Borobá fece un salto, si arrampicò sulle spalle del vecchio e cominciò a tirargli le orecchie; la padroncina la allontanò con una manata e il vecchio scoppiò a ridere. Ad Alex sembrò che non avesse nemmeno un dente, ma vista la poca luce non poteva esserne certo. L'indio e Nadia si immersero in una lunga conversazione fatta di gesti e suoni in una lingua dalle parole dolci come la brezza, l'acqua e il canto degli uccelli. Visto che lo indicavano, immaginò che stessero parlando di lui. A un certo punto l'uomo si alzò e agitò molto irritato la sua corta lancia, ma una lunga spiegazione della ragazzina lo tranquillizzò. Infine, il vecchio si tolse dal collo un amuleto, un frammento di osso intagliato, se lo portò alle labbra e ci soffiò dentro. Il suono era lo stesso canto di civetta udito prima. Alex lo riconobbe perché nel Nord della California, vicino a casa sua, lo aveva sentito spesso. Lo strano vecchio appese l'amuleto al collo di Nadia, le appoggiò le mani sulle spalle in segno di commiato e subito sparì, con la stessa discrezione con cui era arrivato. Il ragazzo avrebbe potuto giurare di non averlo visto allontanarsi. Era semplicemente svanito.

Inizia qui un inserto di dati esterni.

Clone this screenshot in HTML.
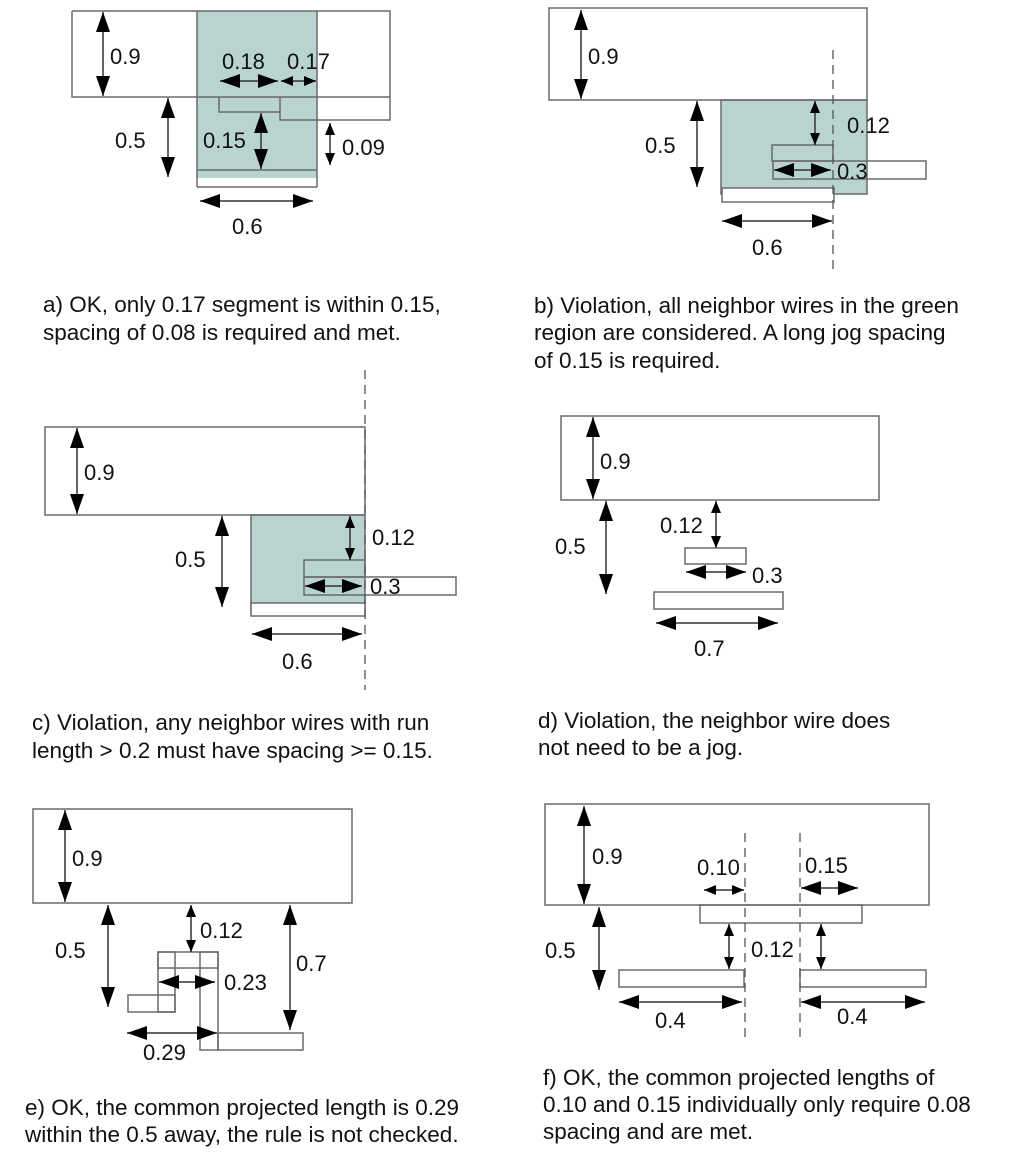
<!DOCTYPE html>
<html><head><meta charset="utf-8"><style>
html,body{margin:0;padding:0;background:#fff}
svg{display:block}
text{font-family:"Liberation Sans",Arial,sans-serif;font-size:22px;fill:#111}
text.c{font-size:22.5px}
.r{fill:none;stroke:#6a6a6a;stroke-width:1.5}
.rw{fill:#fff;stroke:#6a6a6a;stroke-width:1.5}
.a{stroke:#333;stroke-width:1.5;marker-start:url(#m);marker-end:url(#m)}
.s{stroke:#333;stroke-width:1.5;marker-start:url(#ms);marker-end:url(#ms)}
.d{stroke:#555;stroke-width:1.3;stroke-dasharray:9,6}
.g{fill:#b9d3d0}
</style></head><body>
<svg width="1013" height="1175" viewBox="0 0 1013 1175">
<defs>
<marker id="m" markerUnits="userSpaceOnUse" markerWidth="22" markerHeight="16" refX="20" refY="7" orient="auto-start-reverse"><path d="M0,0 L20,7 L0,14 Z" fill="#000"/></marker>
<marker id="ms" markerUnits="userSpaceOnUse" markerWidth="14" markerHeight="12" refX="12" refY="5" orient="auto-start-reverse"><path d="M0,0 L12,5 L0,10 Z" fill="#000"/></marker>
</defs>

<!-- a -->
<rect class="g" x="197" y="11" width="120" height="167"/>
<path class="r" d="M72,11 H390 V120 H280 V112 H219 V97 M72,11 V97 H390 M197,11 V187 M317,11 V187 M197,170 H317 M197,187 H317 M280,97 V112"/>
<line class="a" x1="103" y1="12" x2="103" y2="96"/><text x="110" y="64">0.9</text>
<line class="a" x1="220" y1="81" x2="278" y2="81"/><text x="222" y="69">0.18</text>
<line class="s" x1="281" y1="81" x2="316" y2="81"/><text x="287" y="69">0.17</text>
<line class="a" x1="168" y1="98" x2="168" y2="177"/><text x="115" y="148">0.5</text>
<line class="a" x1="261" y1="113" x2="261" y2="169"/><text x="203" y="148">0.15</text>
<line class="s" x1="330" y1="123" x2="330" y2="165"/><text x="342" y="155">0.09</text>
<line class="a" x1="200" y1="201" x2="313" y2="201"/><text x="232" y="234">0.6</text>
<text class="c" x="43" y="312">a) OK, only 0.17 segment is within 0.15,</text>
<text class="c" x="43" y="340">spacing of 0.08 is required and met.</text>

<!-- b -->
<rect class="g" x="721" y="100" width="146" height="94"/>
<rect class="r" x="549" y="8" width="318" height="92"/>
<rect class="r" x="721" y="100" width="146" height="94"/>
<rect class="r" x="772" y="145" width="61" height="16"/>
<rect class="r" x="773" y="161" width="153" height="18"/>
<rect class="rw" x="722" y="188" width="112" height="14"/>
<line class="d" x1="833" y1="50" x2="833" y2="275"/>
<line class="a" x1="581" y1="10" x2="581" y2="99"/><text x="588" y="64">0.9</text>
<line class="a" x1="697" y1="101" x2="697" y2="187"/><text x="645" y="153">0.5</text>
<line class="s" x1="815" y1="101" x2="815" y2="145"/><text x="847" y="133">0.12</text>
<line class="a" x1="774" y1="170" x2="831" y2="170"/><text x="837" y="179">0.3</text>
<line class="a" x1="722" y1="221" x2="832" y2="221"/><text x="752" y="255">0.6</text>
<text class="c" x="534" y="313">b) Violation, all neighbor wires in the green</text>
<text class="c" x="534" y="340">region are considered. A long jog spacing</text>
<text class="c" x="534" y="368">of 0.15 is required.</text>

<!-- c -->
<rect class="g" x="251" y="515" width="114" height="95"/>
<rect class="r" x="45" y="427" width="320" height="88"/>
<rect class="r" x="251" y="515" width="114" height="95"/>
<rect class="r" x="304" y="560" width="61" height="17"/>
<rect class="r" x="304" y="577" width="152" height="18"/>
<rect class="rw" x="251" y="603" width="114" height="13"/>
<line class="d" x1="365" y1="370" x2="365" y2="690"/>
<line class="a" x1="77" y1="428" x2="77" y2="514"/><text x="84" y="480">0.9</text>
<line class="a" x1="222" y1="516" x2="222" y2="607"/><text x="175" y="567">0.5</text>
<line class="s" x1="350" y1="516" x2="350" y2="560"/><text x="372" y="545">0.12</text>
<line class="a" x1="305" y1="586" x2="362" y2="586"/><text x="370" y="594">0.3</text>
<line class="a" x1="252" y1="634" x2="362" y2="634"/><text x="282" y="669">0.6</text>
<text class="c" x="32" y="730">c) Violation, any neighbor wires with run</text>
<text class="c" x="32" y="758">length &gt; 0.2 must have spacing &gt;= 0.15.</text>

<!-- d -->
<rect class="r" x="561" y="416" width="318" height="84"/>
<rect class="r" x="685" y="548" width="61" height="16"/>
<rect class="r" x="654" y="592" width="129" height="17"/>
<line class="a" x1="593" y1="417" x2="593" y2="499"/><text x="600" y="469">0.9</text>
<line class="a" x1="606" y1="501" x2="606" y2="594"/><text x="555" y="554">0.5</text>
<line class="s" x1="716" y1="501" x2="716" y2="548"/><text x="660" y="533">0.12</text>
<line class="a" x1="686" y1="572" x2="746" y2="572"/><text x="752" y="583">0.3</text>
<line class="a" x1="656" y1="623" x2="778" y2="623"/><text x="694" y="656">0.7</text>
<text class="c" x="538" y="728">d) Violation, the neighbor wire does</text>
<text class="c" x="538" y="755">not need to be a jog.</text>

<!-- e -->
<rect class="r" x="33" y="809" width="319" height="94"/>
<rect class="r" x="158" y="952" width="17" height="60"/>
<rect class="r" x="158" y="952" width="60" height="16"/>
<rect class="r" x="200" y="952" width="18" height="98"/>
<rect class="r" x="128" y="995" width="47" height="17"/>
<rect class="r" x="218" y="1033" width="85" height="17"/>
<line class="a" x1="65" y1="810" x2="65" y2="902"/><text x="72" y="866">0.9</text>
<line class="a" x1="108" y1="905" x2="108" y2="1007"/><text x="55" y="958">0.5</text>
<line class="s" x1="191" y1="905" x2="191" y2="952"/><text x="200" y="938">0.12</text>
<line class="a" x1="290" y1="905" x2="290" y2="1030"/><text x="296" y="971">0.7</text>
<line class="a" x1="159" y1="982" x2="215" y2="982"/><text x="224" y="990">0.23</text>
<line class="a" x1="127" y1="1033" x2="217" y2="1033"/><text x="143" y="1060">0.29</text>
<text class="c" x="25" y="1115">e) OK, the common projected length is 0.29</text>
<text class="c" x="25" y="1142">within the 0.5 away, the rule is not checked.</text>

<!-- f -->
<rect class="r" x="545" y="804" width="384" height="101"/>
<rect class="r" x="700" y="905" width="162" height="18"/>
<rect class="r" x="619" y="970" width="125" height="17"/>
<rect class="r" x="800" y="970" width="126" height="17"/>
<line class="d" x1="745" y1="833" x2="745" y2="1043"/>
<line class="d" x1="800" y1="833" x2="800" y2="1043"/>
<line class="a" x1="584" y1="806" x2="584" y2="904"/><text x="592" y="864">0.9</text>
<line class="a" x1="599" y1="907" x2="599" y2="990"/><text x="545" y="958">0.5</text>
<line class="s" x1="704" y1="890" x2="744" y2="890"/><text x="697" y="875">0.10</text>
<line class="a" x1="801" y1="888" x2="858" y2="888"/><text x="805" y="873">0.15</text>
<line class="s" x1="729" y1="924" x2="729" y2="969"/>
<line class="s" x1="821" y1="924" x2="821" y2="969"/><text x="751" y="957">0.12</text>
<line class="a" x1="619" y1="1002" x2="742" y2="1002"/><text x="655" y="1028">0.4</text>
<line class="a" x1="801" y1="1002" x2="925" y2="1002"/><text x="837" y="1024">0.4</text>
<text class="c" x="543" y="1085">f) OK, the common projected lengths of</text>
<text class="c" x="543" y="1112">0.10 and 0.15 individually only require 0.08</text>
<text class="c" x="543" y="1139">spacing and are met.</text>
</svg>
</body></html>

"Era Walimai" gli sussurrò Nadia in un orecchio.

"Walimai?" chiese Alex, colpito dallo strano incontro.

"Sssh! Non lo dire ad alta voce! Non bisogna mai pronunciare il nome vero di un indio in sua presenza, è tabù. Nemmeno i morti devono essere chiamati per nome, è un tabù ancora più severo, un'offesa terribile" spiegò Nadia.

"Ma chi è?"

"È uno sciamano, uno stregone molto potente. Si esprime attraverso suoni e visioni. Può visitare il mondo degli spiriti quando vuole. È l'unico a conoscere la strada per El Dorado."

"El Dorado? La città d'oro inventata dai conquistadores? Ma è una leggenda senza fondamento!" protestò Alex.

"Walimai ci è stato molte volte, con sua moglie. Si sposta sempre con lei" ribatté la ragazzina.

"Io non l'ho vista" ammise Alex.

"Si tratta di uno spirito. Non tutti possono vederla."

"Perché, tu l'hai vista?"

"Sì. È giovane e bellissima."

"Cosa ti ha detto lo stregone? Di che cosa avete parlato?" chiese Alex.

"Mi ha regalato un talismano. Con questo sarò sempre al sicuro. Nessuno, né persone, né animali, né fantasmi potranno mai farmi del male. Serve anche per chiamarlo; basta soffiarci dentro e lui arriverà. Fino a ora non potevo chiamarlo, dovevo aspettare che fosse lui a venire. Walimai dice che ne avrò bisogno per via del grande pericolo rappresentato dal Rahakanariwa, il terribile spirito dell'uccello cannibale, che se ne va in giro libero. Quando fa la sua comparsa, arrivano anche morte e distruzione, ma io sarò protetta dal talismano."

"Sei davvero strana..." sospirò Alex, che non credeva nemmeno alla metà di quanto aveva ascoltato.

"Walimai dice che gli stranieri non devono andare in cerca della Bestia. Dice che qualcuno morirà. Io e te invece dobbiamo andare perché siamo stati chiamati e abbiamo l'anima bianca."

"Chi ci ha chiamato?"

"Non lo so, ma se lo dice Walimai, è vero."

"Ma davvero credi a queste cose, Nadia? Credi agli stregoni, agli uccelli cannibali, all'El Dorado, alle mogli invisibili, alla Bestia?"

Senza dare risposta, Nadia si girò e si incamminò verso il villaggio e Alex la seguì da vicino per non perdersi.